Это, однако, не могло вернуть людям прежней бодрости; не было слышно ни веселых разговоров, ни смеха, ни пения; все задумывались, и видно было, что бог дурного предчувствия обходит ряды обедающих и каждого касается своими черными перстами.
Я зашел было в храм и застал там несколько человек, в диком ужасе жавшихся около изображения Змия. К самому его подножию припал Люциферат, совершенно обезумевший от страха, а около него рыдала его мать и угрюмо сидел Филофрон, – подобно Приаму и Гекубе перед разрушением Илиона. Завидя меня, оба вскочили и стали мне кричать, что мы не имеем права их удерживать насильно, что они хотят уйти отсюда, отдаться на волю Римлян и молить у префекта пощады. Сам Люциферат бросился к моим ногам, целовал мне колени и твердил:
– Милый брат Иоанн! Уведи меня! спаси меня! Я буду любить тебя! Я буду целовать тебя! Я не хочу быть убитым.
С трудом вырвавшись из рук юноши, я повернулся к двери, но мне загородил дорогу Филофрон, браня меня и по-латыни и по-еврейски; когда же я силой выбрался из храма, долго еще кричал мне проклятия, угрожая мне местию Змия и Саваофа.
Потом я заглянул в дом, где женщины перевязывали раненых, но там в воздухе, пропитанном кровью, тоже слышались стоны и проклятия. Только немногие, даже умирая от ран, прославляли Змия и радовались победе, но другие, – и таких было большинство, – громко жаловались и с усилием подымали кулаки, угрожая мне, как одному из виновников их страданий. «Будь проклят и ты, и все апостолы, и ваша Царица!» – крикнул мне один из лежавших, которому Фива, побледневшая и потерявшая всю свою веселость, врачевала голову, рассеченную тяжелым Римским мечом.
Я предпочел вернуться к своей баллисте и сел на свою скамью, откуда мог озирать всю лощину. Я видел распростертые по дороге трупы людей, убитых нашими снарядами, видел раненых, которых не подняли товарищи и которые теперь тщетно старались уползти в более безопасное место, видел хищных птиц, уже кружившихся над местом боя. Местами зеленая трава потемнела от пролившейся крови. Я восстановил в памяти недавнюю картину битвы и тихо проговорил стих Тибулла:
Там льется кровь, там резня, ближе подходит к нам смерть.
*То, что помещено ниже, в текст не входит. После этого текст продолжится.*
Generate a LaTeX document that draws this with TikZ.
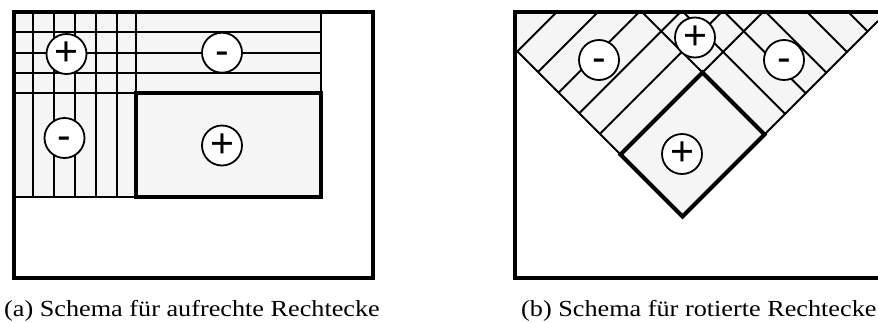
\documentclass[tikz,border=0pt]{standalone}
\usepackage{graphicx}
\usepackage{fontspec}
\setmainfont{Liberation Serif}
\newfontfamily\signfont{Liberation Sans}
\definecolor{lightfill}{RGB}{245,245,245}
\begin{document}
\begin{tikzpicture}[x=1pt,y=-1pt,
  thinline/.style={line width=2pt},
  thickline/.style={line width=4pt},
  sign/.style={circle,draw,fill=white,line width=1.8pt,minimum size=40pt,inner sep=0pt,
    font=\signfont\fontsize{41}{41}\selectfont},
  caption/.style={anchor=base west,inner sep=0pt,font=\fontsize{23}{23}\selectfont}]
\useasboundingbox (0,0) rectangle (878,322);
% ---------- left panel: upright rectangles ----------
\fill[lightfill] (14,12) rectangle (321,197);
\foreach \x in {33,54,75,96,117} \draw[thinline] (\x,12) -- (\x,197);
\draw[thinline] (136,12) -- (136,93);
\foreach \y in {32.25,52.5,72.75} \draw[thinline] (14,\y) -- (321,\y);
\draw[thinline] (14,93) -- (136,93);
\draw[thinline] (321,12) -- (321,93);
\draw[thinline] (14,197) -- (136,197);
\draw[thickline] (136,93) rectangle (321,197);
\draw[thickline] (14,12) rectangle (372.5,278);
\node[sign] (lp1) at (66.5,54) {+};
\node[sign] (lm1) at (222,52.7) {\vphantom{+}-};
\node[sign] (lm2) at (64.5,138) {\vphantom{+}-};
\node[sign] (lp2) at (222,145.5) {+};
% ---------- right panel: rotated rectangles ----------
\fill[lightfill] (515,12) -- (878,12) -- (878,21) -- (682.5,216.5) -- (515,49) -- cycle;
\foreach \p in {568.75,610,651.25,692.5,733.75}
  \draw[thinline] ({(\p+466)/2},{(\p-466)/2}) -- ({\p-12},12);
\draw[thinline] (702.5,72.5) -- (763,12);
\foreach \c in {630,671.25,712.5,753.75,795,836.25}
  \draw[thinline] ({\c+12},12) -- ({(899+\c)/2},{(899-\c)/2});
\draw[thinline] (515,49) -- (620.5,154.5);
\draw[thinline] (878,21) -- (764.5,134.5);
\draw[thickline] (620.5,154.5) -- (702.5,72.5) -- (764.5,134.5) -- (682.5,216.5) -- cycle;
\draw[thickline] (878,12) -- (515,12) -- (515,278) -- (878,278);
\node[sign] (rm1) at (599,60) {\vphantom{+}-};
\node[sign] (rp1) at (695,37.5) {+};
\node[sign] (rm2) at (784,60) {\vphantom{+}-};
\node[sign] (rp2) at (682,154) {+};
% ---------- captions ----------
\node[caption] (capa) at (4,316) {\scalebox{1.14}[1]{(a) Schema für aufrechte Rechtecke}};
\node[caption] (capb) at (521,316) {\scalebox{1.14}[1]{(b) Schema für rotierte Rechtecke}};
\end{tikzpicture}
\end{document}
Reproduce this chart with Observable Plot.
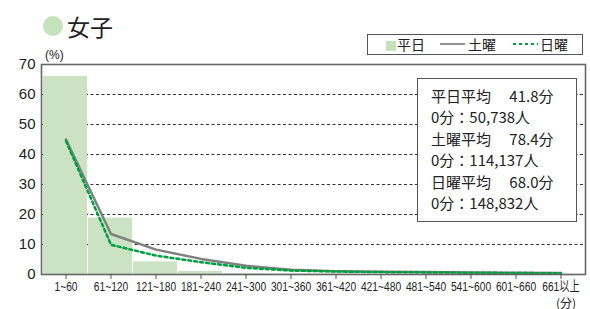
<!DOCTYPE html>
<html><head><meta charset="utf-8">
<script src="https://cdn.jsdelivr.net/npm/d3@7"></script>
<script src="https://cdn.jsdelivr.net/npm/@observablehq/plot@0.6"></script>
<style>
html,body{margin:0;padding:0;background:#fff;}
#wrap{position:relative;width:590px;height:309px;overflow:hidden;font-family:"Liberation Sans","Noto Sans CJK JP",sans-serif;color:#222;}
.abs{position:absolute;white-space:nowrap;}
#chart{position:absolute;left:0;top:0;}
</style></head>
<body><div id="wrap"><div id="chart"></div></div>
<script>
const categories = ["1~60","61~120","121~180","181~240","241~300","301~360","361~420","421~480","481~540","541~600","601~660","661以上"];
const weekday  = [66, 18.8, 4.2, 1.0, 0.3, 0.2, 0.2, 0.1, 0.1, 0.1, 0.1, 0.1];
const saturday = [45, 13.5, 8.3, 5.2, 2.9, 1.6, 1.1, 0.9, 0.8, 0.7, 0.6, 0.5];
const sunday   = [44.5, 9.9, 6.3, 4.1, 2.2, 1.3, 1.0, 0.8, 0.7, 0.6, 0.5, 0.4];
const yTicks = [0,10,20,30,40,50,60,70];
const gridValues = [10,20,30,40,50,60];
const title = "女子";
const seriesNames = ["平日","土曜","日曜"];
const infoLines = ["平日平均\u3000 41.8分","0分：50,738人","土曜平均\u3000 78.4分","0分：114,137人","日曜平均\u3000 68.0分","0分：148,832人"];

const rows = (vals) => categories.map((c,i)=>({cat:c, v:vals[i]}));

const plot = Plot.plot({
  width: 590, height: 309,
  marginLeft: 41, marginRight: 5, marginTop: 64, marginBottom: 35,
  x: {type:"band", domain: categories, padding: 0},
  y: {domain:[0,70], ticks: yTicks},
  style: {fontFamily:"Liberation Sans, sans-serif", background:"#fff"},
  marks: [
    Plot.ruleY(gridValues, {stroke:"#333", strokeDasharray:"3,2.5", strokeWidth:1}),
    Plot.barY(rows(weekday), {x:"cat", y:"v", fill:"#cbe3c2", insetRight:1}),
    Plot.line(rows(saturday), {x:"cat", y:"v", stroke:"#808080", strokeWidth:2.5}),
    Plot.line(rows(sunday), {x:"cat", y:"v", stroke:"#00a040", strokeWidth:2.5, strokeDasharray:"3,3"}),
    Plot.frame({stroke:"#666", strokeWidth:1.6}),
    Plot.axisY({ticks: yTicks, tickSize:0, tickPadding:6, fontSize:15, fill:"#222", label:null}),
    Plot.axisX({tickSize:5, tickPadding:2, fontSize:13.5, fontFamily:"Liberation Sans, Noto Sans CJK JP, sans-serif", stroke:"#555", fill:"#222", label:null})
  ]
});
document.getElementById("chart").appendChild(plot);
// condense the x tick labels horizontally, like the reference's narrow font
d3.select(plot).selectAll('g[aria-label="x-axis tick label"] text').each(function(){
  this.style.fontSize = "13.5px";
  const x = this.getAttribute("x");
  let t = this.getAttribute("transform") || "";
  if (x !== null) { t += ` translate(${x},0)`; this.setAttribute("x", 0); }
  this.setAttribute("transform", t + " scale(0.76,1)");
});

const wrap = document.getElementById("wrap");
function add(html, css){ const d=document.createElement("div"); d.className="abs"; d.innerHTML=html; Object.assign(d.style, css); wrap.appendChild(d); return d; }

// title
add("", {left:"43px", top:"16px", width:"20px", height:"20px", borderRadius:"50%", background:"#c6e2bb"});
add(title, {left:"67px", top:"11px", fontSize:"23px", fontFamily:"Noto Sans CJK JP", lineHeight:"30px"});
add("(%)", {left:"45px", top:"47px", fontSize:"12px", lineHeight:"16px"});
add("(分)", {left:"556px", top:"297px", fontSize:"12px", lineHeight:"12px", fontFamily:"Noto Sans CJK JP"});

// legend
add(`<span style="display:inline-block;width:10px;height:10px;background:#c6e2bb;margin:0 1px 0 0;vertical-align:-1px"></span>${seriesNames[0]}` +
`<svg width="28" height="10" style="margin:0 2px 0 13px;vertical-align:1px"><line x1="2" y1="5" x2="27" y2="5" stroke="#777" stroke-width="1.6"/></svg>${seriesNames[1]}` +
`<svg width="28" height="10" style="margin:0 1px 0 15px;vertical-align:1px"><line x1="2" y1="5" x2="27" y2="5" stroke="#00a040" stroke-width="2.2" stroke-dasharray="3,3"/></svg>${seriesNames[2]}`,
  {left:"367px", top:"34px", width:"196px", height:"19px", border:"1px solid #555", background:"#fff", fontSize:"14px", lineHeight:"19px", fontFamily:"Noto Sans CJK JP", paddingLeft:"18px", boxSizing:"content-box"});

// info box
add(infoLines.join("<br>"), {left:"417px", top:"78px", width:"145px", height:"136px", border:"1px solid #555", background:"#fff", fontSize:"15px", lineHeight:"21.4px", fontFamily:"Noto Sans CJK JP", paddingLeft:"13px", paddingTop:"6px", boxSizing:"content-box"});
</script></body></html>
Слово «смерть» заставило меня вздрогнуть, и я задумался над тем, что суждено мне в этот день. Неужели, думал я, к вечеру я буду лежать, подобно одному из этих легионариев, уже бездыханным или умирающим, со жгучей болью в пробитой железом груди, не имея сил встать или жалостно корчась на окровавленной земле? «Смерть есть закон природы», – говорят философы, но смерть после долгой жизни, когда человек насыщен всем изведанным и виденным, а не насильственный обрыв жизни, у самого ее порога. Неужели мне суждено пойти вслед за моим милым Ремигием и обнять его бледную бескровную тень на полях асфоделей? Зачем? За что? Что общего у меня с этими бессмысленными мятежниками, проповедниками нелепой веры в Змия и еще более нелепой веры в Антихриста Пришедшего, который оказался юношей, годным лишь в гистрионы?
Вдруг бесконечно желанной показалась мне жизнь на земле, в душе проснулось желание видеть солнце и зелень, вернуться к родным, к дорогому отцу и матери, учиться, познавать тайны мудрости и любить. Лицо Гесперии выплыло предо мной, словно из дыма курильниц при волхвовании, и опять вся сила моей любви овладела мною. Смешными показались мне мои ночные чувства, обещания, которые я дал Рее, и чужой эта самая Pea, верящая в какие-то несбыточные надежды. Что, однако, было мне делать? Бежать? – но куда? не в руки же тех легионариев, которых я только что осыпал камнями из баллисты. Я был все еще узником, все еще в плену и против своей воли был должен сражаться за погибшее дело.